Ordinary Least Squares - Code Snippet

In statistics, ordinary least squares (OLS) is a type of linear least squares method for choosing the unknown parameters in a linear regression model by the principle of least squares: minimizing the sum of the squares of the differences between the observed dependent variable and the output of the (linear) function of the independent variable.

In a linear regression model, the response variable is a linear function of the regressors:

\mathbf {y} =\mathbf {X} {\boldsymbol {\beta }}+{\boldsymbol {\varepsilon }},\,

where $\mathbf {y}$ and ${\boldsymbol {\varepsilon }}$ are $n\times 1$ vectors of the response variables and the errors of the $n$ observations, and $\mathbf {X}$ is an $n\times p$ matrix of regressors, also sometimes called the design matrix, whose row $i$ is $\mathbf {x} _{i}^{\operatorname {T} }$ and contains the $i$ -th observations on all the explanatory variables.

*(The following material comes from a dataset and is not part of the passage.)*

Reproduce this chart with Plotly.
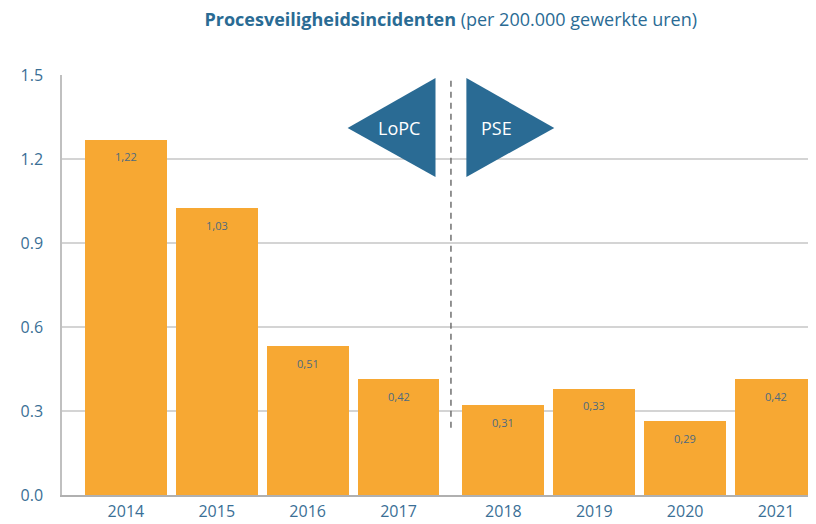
import plotly.graph_objects as go

years = ["2014", "2015", "2016", "2017", "2018", "2019", "2020", "2021"]
bar_values = [1.268, 1.025, 0.532, 0.414, 0.321, 0.379, 0.264, 0.414]
bar_labels = ["1,22", "1,03", "0,51", "0,42", "0,31", "0,33", "0,29", "0,42"]
y_ticks = [0.0, 0.3, 0.6, 0.9, 1.2, 1.5]
y_tick_labels = ["0.0", "0.3", "0.6", "0.9", "1.2", "1.5"]
period_labels = ["LoPC", "PSE"]

BLUE = "#2a6b94"
TXT = "#3a6f96"
ORANGE = "#F7A833"
FONT = "Open Sans"

gap = 0.154
xpos = [i + (gap if i >= 4 else 0) for i in range(len(years))]
divider = (xpos[3] + xpos[4]) / 2

fig = go.Figure()
fig.add_trace(go.Bar(
    x=xpos, y=bar_values, width=0.9,
    marker=dict(color=ORANGE, line=dict(width=0)),
    hoverinfo="skip",
))

annotations = []
for x, v, t in zip(xpos, bar_values, bar_labels):
    annotations.append(dict(x=x, y=v, xref="x", yref="y", text=t, showarrow=False,
                            yshift=-17, font=dict(family=FONT, size=11, color="#4d6a80")))

# period arrows
top, bot, mid = 1.489, 1.136, 1.311
near, far = 0.17, 1.137
shapes = [
    dict(type="path", xref="x", yref="y",
         path=f"M {divider-far} {mid} L {divider-near} {top} L {divider-near} {bot} Z",
         fillcolor=BLUE, line=dict(width=0), layer="above"),
    dict(type="path", xref="x", yref="y",
         path=f"M {divider+far} {mid} L {divider+near} {top} L {divider+near} {bot} Z",
         fillcolor=BLUE, line=dict(width=0), layer="above"),
    dict(type="line", xref="x", yref="y", x0=divider, x1=divider, y0=0.24, y1=1.48,
         line=dict(color="#707070", width=1.5, dash="6px,5px"), layer="above"),
]
annotations.append(dict(x=divider - 0.57, y=mid, xref="x", yref="y", text=period_labels[0],
                        showarrow=False, font=dict(family=FONT, size=18, color="white")))
annotations.append(dict(x=divider + 0.5, y=mid, xref="x", yref="y", text=period_labels[1],
                        showarrow=False, font=dict(family=FONT, size=18, color="white")))

fig.update_layout(
    width=808, height=516,
    margin=dict(l=54, r=0, t=67, b=29, autoexpand=False),
    paper_bgcolor="white", plot_bgcolor="white",
    showlegend=False,
    title=dict(text="<b>Procesveiligheidsincidenten</b> (per 200.000 gewerkte uren)",
               x=0.548, xanchor="center", y=0.977, yanchor="middle",
               font=dict(family=FONT, size=18, color=BLUE)),
    xaxis=dict(range=[-0.703, xpos[-1] + 0.44], tickmode="array", tickvals=xpos,
               ticktext=years, showgrid=False, zeroline=False,
               showline=True, linecolor="#b0b0b0", linewidth=1.5,
               ticklabelstandoff=1,
               tickfont=dict(family=FONT, size=16, color=TXT), ticks=""),
    yaxis=dict(range=[0, 1.5], tickmode="array", tickvals=y_ticks, ticktext=y_tick_labels,
               showgrid=True, gridcolor="#d4d4d4", gridwidth=1.5, zeroline=False,
               showline=True, linecolor="#c0c0c0", linewidth=1.5, ticks="",
               ticklabelstandoff=14,
               tickfont=dict(family=FONT, size=16, color=TXT)),
    shapes=shapes, annotations=annotations,
    bargap=0,
)

fig.write_html("out.html")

The goal is to find the coefficients ${\boldsymbol {\beta }}$ which fit the equations "best", in the sense of solving the quadratic minimization problem ${\hat {\boldsymbol {\beta }}}={\underset {\boldsymbol {\beta }}{\operatorname {arg\,min} }}\,S({\boldsymbol {\beta }})$ , where the objective function $S$ is given by

S({\boldsymbol {\beta }})=\sum _{i=1}^{n}\left|y_{i}-\sum _{j=1}^{p}X_{ij}\beta _{j}\right|^{2}=\left\|\mathbf {y} -\mathbf {X} {\boldsymbol {\beta }}\right\|^{2}.

This minimization problem has a unique solution, provided that the $p$ columns of the matrix $\mathbf {X}$ are linearly independent, given by:

{\hat {\boldsymbol {\beta }}}=\left(\mathbf {X} ^{\operatorname {T} }\mathbf {X} \right)^{-1}\mathbf {X} ^{\operatorname {T} }\mathbf {y} .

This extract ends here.